- Abbreviation: LDF
- Leader: Collective leadership
- Founded: 2009
- Ideology: Communism Marxism-Leninism
- Political position: Left-wing to far-left
- Alliance: I.N.D.I.A. (National); Maha Vikas Aghadi (Maharashtra);
- Seats in Rajya Sabha: 0 / 19
- Seats in Lok Sabha: 0 / 48
- Seats in Maharashtra Legislative Assembly: 4 / 288
- Seats in Maharashtra Legislative Council: 0 / 78

= Left Democratic Front (Maharashtra) =

The Left Democratic Front is an alliance of communist, socialist, progressive and ecologist political parties in the Indian state of Maharashtra.

==Background==
The parties of LDF and republican parties formed an alliance named Republican Left Democratic Front for 2009 Maharashtra Legislative Assembly election.

==Current members==

| Party |  | Flag | Symbol | Leader |
|---|---|---|---|---|
|  | Communist Party of India (Marxist) |  |  | Ashok Dhawale |
|  | Communist Party of India |  |  | Bhalchandra Kango |
|  | Samajwadi Party |  |  | Abu Asim Azmi |
|  | Communist Party of India (Marxist–Leninist) Liberation |  |  | Shyam Gohil |
|  | Peasants and Workers Party of India |  |  | Jayant Prabhakar Patil |
|  | Bahujan Vikas Aghadi |  |  | Hitendra Thakur |
|  | Swabhimani Paksha |  |  | Raju Shetty |
|  | Satyashodhak Communist Party |  |  | Kishor Dhamale |
|  | Bahujan Republican Socialist Party |  |  | Suresh Mane |
|  | Republican Party of India (Secular) |  |  | Mahendra Pandagle |

==Objectives==
The front goals a series to highlight the issues including remunerative price for agricultural produce, minimum wage and social security to agricultural labourers and unorganised workers, injustice and atrocities on women, dalits, adivasis, minorities and OBCs, the burning problems of price rise and unemployment, the defence of constitutional values and strong opposition to communal and ‘Manuwadi fascism’ of the RSS-BJP. The alliance also wants to maximise anti-BJP votes in the upcoming elections.
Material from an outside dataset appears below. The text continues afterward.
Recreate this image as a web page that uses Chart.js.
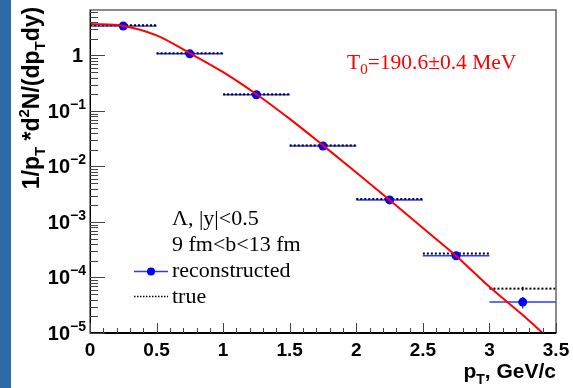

To achieve these goals, a six membered core committee was formed. The members of the committee are CPI(M) Politburo member Ashok Dhawale, former MP Raju Shetti, CPI leader Bhalchandra Kango, PWPI general secretary and MLC member Jayant Prabhakar Patil, SP leader and MLA Abu Asim Azmi, BVA leader Hitendra Thakur.